On July 11, 1995 the Montgomery County Council unanimously
designated the upper Paint Branch watershed as a Special Protection Area (SPA).
The upper Paint Branch watershed is defined as the entire watershed north of
Fairland Road, the same area designated in 1980 by the State of Maryland as a
"Special Native Trout Management Area."
The Upper Paint Branch SPA includes additional safeguards to minimize the impacts
of development, and imposes an impervious surface cap of 10 percent for new
development throughout the headwaters area.

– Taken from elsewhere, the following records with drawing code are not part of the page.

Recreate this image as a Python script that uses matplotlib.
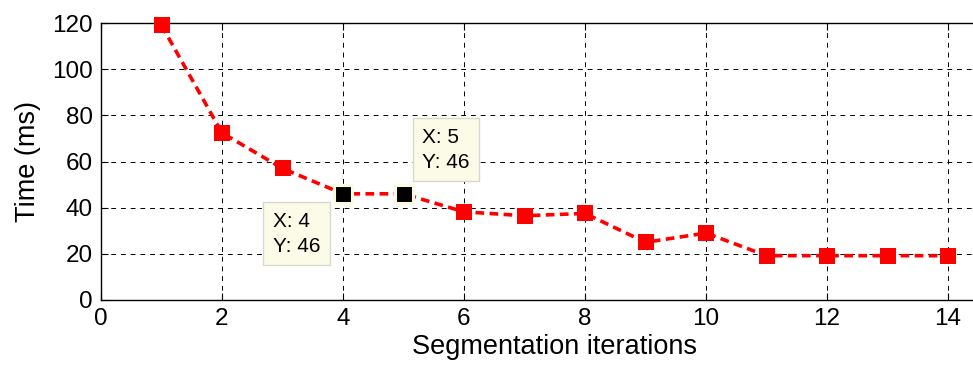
import matplotlib.pyplot as plt

plt.rcParams['font.family'] = ['Liberation Sans', 'DejaVu Sans']

# segmentation timing per iteration count
iterations = [1, 2, 3, 4, 5, 6, 7, 8, 9, 10, 11, 12, 13, 14]
time_ms = [119, 72.4, 57, 46, 46, 38.2, 36.5, 37.5, 25, 29, 19.2, 19.2, 19.2, 19.2]

# data tips: (x, y, text anchor in data coords)
tips = [(4, 46, (2.84, 38.3)), (5, 46, (5.31, 74.7))]

W, H = 973, 372
fig = plt.figure(figsize=(W / 100, H / 100), dpi=100)
ax = fig.add_axes([101 / W, 1 - 300 / H, 907.5 / W, 277 / H])

ax.plot(iterations, time_ms, color='red', linestyle=(0, (2.4, 1.5)), linewidth=2.6,
        marker='s', markersize=12, markeredgewidth=0, zorder=3, clip_on=False)

for x, y, (bx, by) in tips:
    ax.plot(x, y, marker='s', color='black', markersize=12.5,
            markeredgecolor='#fbfbe0', markeredgewidth=2.2, zorder=4)
    ax.text(bx, by, f'X: {x}\nY: {y}', fontsize=15, linespacing=1.4,
            va='top', ha='left', zorder=5,
            bbox=dict(boxstyle='square,pad=0.45', facecolor='#fbfbe8',
                      edgecolor='#d8d8d0', linewidth=1))

ax.set_xlim(0, 15)
ax.set_ylim(0, 120)
ax.set_xticks(range(0, 15, 2))
ax.set_yticks(range(0, 121, 20))
ax.grid(True, color='black', linestyle=(0, (5, 5)), linewidth=0.7)
ax.tick_params(direction='in', length=5, labelsize=17.5, top=True, right=True,
               width=0.8, pad=6)
for s in ax.spines.values():
    s.set_linewidth(1.0)

ax.set_xlabel('Segmentation iterations', fontsize=19.5, labelpad=3)
ax.set_ylabel('Time (ms)', fontsize=19.5, labelpad=8)

fig.savefig('out.png', dpi=100)
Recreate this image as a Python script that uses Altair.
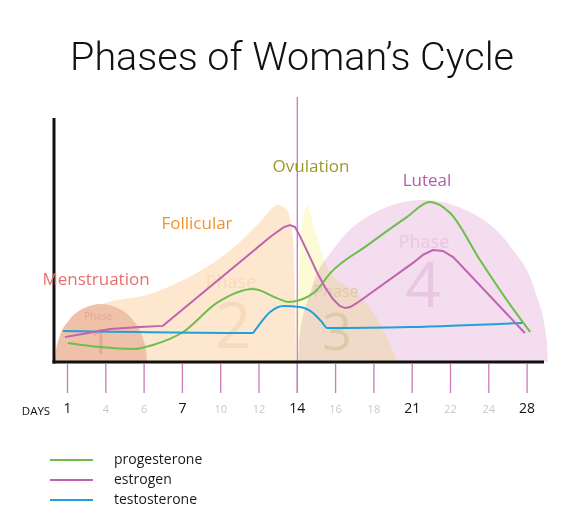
import pandas as pd
import altair as alt

PROG_COLOR = "#6DBE4B"
ESTR_COLOR = "#C063B0"
TEST_COLOR = "#1FA1DB"
TICK_COLOR = "#C97BBA"
AXIS_COLOR = "#111111"
FONT       = "Open Sans"

# ── data ───────────────────────────────────────────────────────────────
# x = position on the day axis (0 -> day 1 ... 12 -> day 28), y = relative level
DAY_LABELS    = [1, 4, 6, 7, 10, 12, 14, 16, 18, 21, 22, 24, 28]
MAJOR_DAYS    = [1, 7, 14, 21, 28]
OVULATION_DAY = 14

HORMONES = ["progesterone", "estrogen", "testosterone"]

PROG_X = [0.01, 0.85, 1.71, 2.23, 3.02, 3.90, 4.84, 5.47, 5.76, 6.07, 6.51, 6.85,
          7.80, 8.86, 9.46, 9.99, 10.77, 11.47, 12.08]
PROG_Y = [7.8, 6.1, 5.3, 7.0, 12.3, 24.2, 29.9, 26.2, 24.6, 25.4, 29.5, 36.2,
          47.5, 59.4, 65.6, 61.1, 41.8, 25.4, 12.3]

ESTR_X = [-0.07, 0.54, 1.11, 1.89, 2.49, 5.29, 5.47, 5.65, 5.81, 5.94, 6.07, 6.33,
          6.51, 6.72, 6.93, 7.11, 7.25, 7.38, 7.56, 9.02, 9.28, 9.54, 9.80, 10.07,
          11.94]
ESTR_Y = [10.2, 11.9, 13.5, 14.3, 14.8, 51.2, 53.3, 55.3, 56.1, 55.3, 51.6, 43.0,
          36.9, 30.7, 25.8, 23.0, 22.1, 22.5, 24.2, 40.6, 43.9, 45.9, 45.5, 43.0,
          11.9]

TEST_X = [-0.12, 4.84, 4.90, 5.29, 5.63, 6.07, 6.41, 6.64, 6.78, 8.94, 11.87]
TEST_Y = [12.7, 11.9, 13.1, 20.5, 23.0, 22.5, 20.1, 16.4, 13.9, 14.3, 16.0]

# phase backgrounds (outline of each hump)
P1_X = [-0.325, -0.31, -0.205, 0.035, 0.395, 0.875, 1.355, 1.715, 1.955, 2.06, 2.075]
P1_Y = [0, 3.4, 10.4, 17.0, 21.8, 23.8, 21.8, 17.0, 10.4, 3.4, 0]

P2_X = [-0.20, 0.85, 2.15, 3.46, 4.32, 5.03, 5.50, 5.73, 5.89, 5.94, 5.97]
P2_Y = [9.0, 23.4, 27.9, 37.3, 46.7, 57.4, 64.3, 62.3, 50.0, 25.4, 0]

P3_X = [5.99, 6.02, 6.10, 6.17, 6.25, 6.38, 6.54, 6.72, 6.98, 7.38, 7.69, 8.03,
        8.29, 8.47, 8.60]
P3_Y = [0, 25.4, 50.0, 60.2, 64.3, 58.2, 50.0, 41.0, 34.4, 30.3, 26.2, 19.3,
        11.9, 5.7, 0]

P4_X = [6.02, 6.05, 6.35, 7.00, 7.98, 9.28, 10.58, 11.56, 12.21, 12.51, 12.54]
P4_Y = [0, 9.4, 28.9, 47.4, 60.9, 66.4, 60.9, 47.4, 28.9, 9.4, 0]

PHASE_NAMES  = ["Menstruation", "Follicular", "Ovulation", "Luteal"]
PHASE_COLORS = ["#E8706C", "#EC9532", "#9C9A2E", "#B75BA9"]

# ── layout ─────────────────────────────────────────────────────────────
X_SCALE = alt.Scale(domain=[-1.5535, 13.2245], nice=False, zero=False)
Y_SCALE = alt.Scale(domain=[-62.295, 145.082], nice=False, zero=False)
PHASE_LABEL_POS = [(88, 277), (189, 221), (303, 164), (419, 178)]
# (text, x, y, size, colour) of the faint "Phase n" marks
PHASE_MARKS = [
    ("Phase", 90, 312, 10, "#E2AA96"), ("1", 92, 346, 34, "#E4A990"),
    ("Phase", 223, 280, 18, "#F6DABD"), ("2", 225, 340, 64, "#F6DABD"),
    ("Phase", 328, 289, 16, "#DCCBA8"), ("3", 329, 342, 52, "#DCCBA8"),
    ("Phase", 416, 240, 18, "#E9C6E2"), ("4", 415, 299, 62, "#E9C6E2"),
]


def xy(name, xs, ys):
    return pd.DataFrame({"x": xs, "y": ys, "name": name})


def hump(df, color, **kw):
    return (
        alt.Chart(df)
        .mark_area(color=color, interpolate="monotone", **kw)
        .encode(
            x=alt.X("x:Q", scale=X_SCALE, axis=None),
            y=alt.Y("y:Q", scale=Y_SCALE, axis=None),
        )
    )


def label(text, x, y, size, color, font=FONT, weight="normal"):
    return (
        alt.Chart(pd.DataFrame({"t": [text]}))
        .mark_text(font=font, fontSize=size, fontWeight=weight, color=color,
                   align="center", baseline="alphabetic")
        .encode(x=alt.value(x), y=alt.value(y), text="t:N")
    )


def rule(x, y, x2=None, y2=None, color=AXIS_COLOR, width=3):
    enc = {"x": alt.value(x), "y": alt.value(y)}
    if x2 is not None:
        enc["x2"] = alt.value(x2)
    if y2 is not None:
        enc["y2"] = alt.value(y2)
    return (
        alt.Chart(pd.DataFrame({"a": [0]}))
        .mark_rule(color=color, strokeWidth=width)
        .encode(**enc)
    )


# ── backgrounds ────────────────────────────────────────────────────────
phase2 = hump(xy("p2", P2_X, P2_Y), "#FDE8CF")
phase4 = hump(xy("p4", P4_X, P4_Y), "#F3DDEE")
phase1 = hump(xy("p1", P1_X, P1_Y), "#EFC1A8")
phase3 = hump(xy("p3", P3_X, P3_Y), "#FDFBD6", blend="multiply")

marks = [label(t, x, y, s, c) for t, x, y, s, c in PHASE_MARKS]

# ── day axis ───────────────────────────────────────────────────────────
days = pd.DataFrame({
    "pos": list(range(len(DAY_LABELS))),
    "day": DAY_LABELS,
    "major": [d in MAJOR_DAYS for d in DAY_LABELS],
})

ticks = (
    alt.Chart(days)
    .mark_rule(color=TICK_COLOR, strokeWidth=1.3)
    .encode(x=alt.X("pos:Q", scale=X_SCALE, axis=None),
            y=alt.value(356), y2=alt.value(385))
)

ovulation = (
    alt.Chart(days[days["day"] == OVULATION_DAY])
    .mark_rule(color=TICK_COLOR, strokeWidth=1.3)
    .encode(x=alt.X("pos:Q", scale=X_SCALE, axis=None),
            y=alt.value(89), y2=alt.value(385))
)

major_labels = (
    alt.Chart(days[days["major"]])
    .mark_text(font=FONT, fontSize=14, color="#111111", baseline="alphabetic")
    .encode(x=alt.X("pos:Q", scale=X_SCALE, axis=None), y=alt.value(405), text="day:N")
)
minor_labels = (
    alt.Chart(days[~days["major"]])
    .mark_text(font=FONT, fontSize=11, color="#C8C8C8", baseline="alphabetic")
    .encode(x=alt.X("pos:Q", scale=X_SCALE, axis=None), y=alt.value(405), text="day:N")
)
days_title = label("DAYS", 28, 407, 11.5, "#111111")

y_axis = rule(46, 110, y2=355.5)
x_axis = rule(44.5, 354, x2=536)

# ── hormone curves ─────────────────────────────────────────────────────
hormone_color = alt.Color(
    "name:N",
    scale=alt.Scale(domain=HORMONES, range=[PROG_COLOR, ESTR_COLOR, TEST_COLOR]),
    legend=alt.Legend(
        title=None, orient="none", legendX=56.5, legendY=445,
        symbolType="M-4.3,0H4.3", symbolSize=100, symbolStrokeWidth=2,
        labelFont=FONT, labelFontSize=14, labelColor="#1A1A1A",
        labelOffset=35.5, rowPadding=6, padding=0,
    ),
)


def curve(df, interpolate):
    return (
        alt.Chart(df)
        .mark_line(interpolate=interpolate, strokeWidth=2)
        .encode(
            x=alt.X("x:Q", scale=X_SCALE, axis=None),
            y=alt.Y("y:Q", scale=Y_SCALE, axis=None),
            color=hormone_color,
        )
    )


smooth = curve(pd.concat([xy("progesterone", PROG_X, PROG_Y),
                          xy("testosterone", TEST_X, TEST_Y)]), "monotone")
estrogen = curve(xy("estrogen", ESTR_X, ESTR_Y), "linear")

phase_names = [
    label(n, x, y, 17, c) for n, c, (x, y) in zip(PHASE_NAMES, PHASE_COLORS, PHASE_LABEL_POS)
]

title = label("Phases of Woman’s Cycle", 284, 62, 39.5, "#111111", font="Roboto", weight=300)

chart = (
    alt.layer(
        phase2, phase4, phase1, phase3, *marks,
        ovulation, ticks, y_axis, x_axis, major_labels, minor_labels, days_title,
        smooth, estrogen, *phase_names, title,
    )
    .properties(width=566, height=506, autosize="none", padding=0, background="white")
    .configure_view(strokeWidth=0)
)

chart.save("out.html", embed_options={"renderer": "svg", "actions": False})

Any project, public or private, must meet Montgomery County SPA regulations and
guidelines in order to locate within the SPA (Chapter 19, Section 19-62.C,
Montgomery County Code). A project must demonstrate, through a water quality
plan, that certain site-specific watershed goals are met. The Montgomery County
Department of Permitting Services and Montgomery County Planning Board must
approve the water quality plan before any project can proceed. In the Upper
Paint Branch SPA, meeting watershed protection goals requires that the project
implement measures in four areas:
- Site imperviousness - There is a 10 percent upper limit on
impervious surface area within the site boundaries. Limiting site
imperviousness is considered a best management practice that is implemented in
addition to storm water management and sedimentation and erosion control
measures. Proposed projects must provide alternatives, such as redesign of
layout or site plan to reduce impervious surfaces, purchase off-site land
within the same sub-watershed to protect as "pervious reserve" land,
or change or reduce uses in the project, in order to stay within the limit if
the original project submission exceeds 10 percent. If site imperviousness
still exceeds 10 percent after all feasible options are incorporated, then the
project must request a waiver, on which the Planning Board acts.
- SPA buffers - Buffers around natural features such as streams, wetlands, seeps, springs, and
floodplains are defined and preserved as undisturbed conservation areas. If a
proposed project encroaches within such buffer areas or natural features, the
project must be modified to avoid or minimize encroachments when feasible. If
buffer encroachment cannot be avoided, the project must request a waiver; the
Planning Board acts on the waiver.
- Storm water management measures - Measures must be shown
to meet goals set forth in the water quality plan. Measures are in-series to
better ensure long-term effectiveness. Measures are collectively used to
accomplish such goals as maintaining stream base flow, preventing erosive storm
water runoff, preventing stream temperature impacts, and protecting seeps,
springs, and wetlands.
- Sediment and erosion control measures - Measures must be
shown to meet goals set forth in the water quality plan. Stringent measures are
used to accomplish such goals as minimizing sediment loads to receiving stream
systems.
The SPA law, regulations, and guidelines are found in the following documents:Chapter 19, Article V, Sections 19-60
through 19-68 of the Montgomery County Code; Montgomery County Executive
Regulation 29-95, Regulations for Water Quality Review - Special Protection
Areas; Environmental Guidelines - Guidelines for Environmental Management of
Development in Montgomery County, approved by the Montgomery County Planning
Board, February 1997; Montgomery County Emergency Bill No. 24-00, Real Property
Disclosure, Special Protection Area.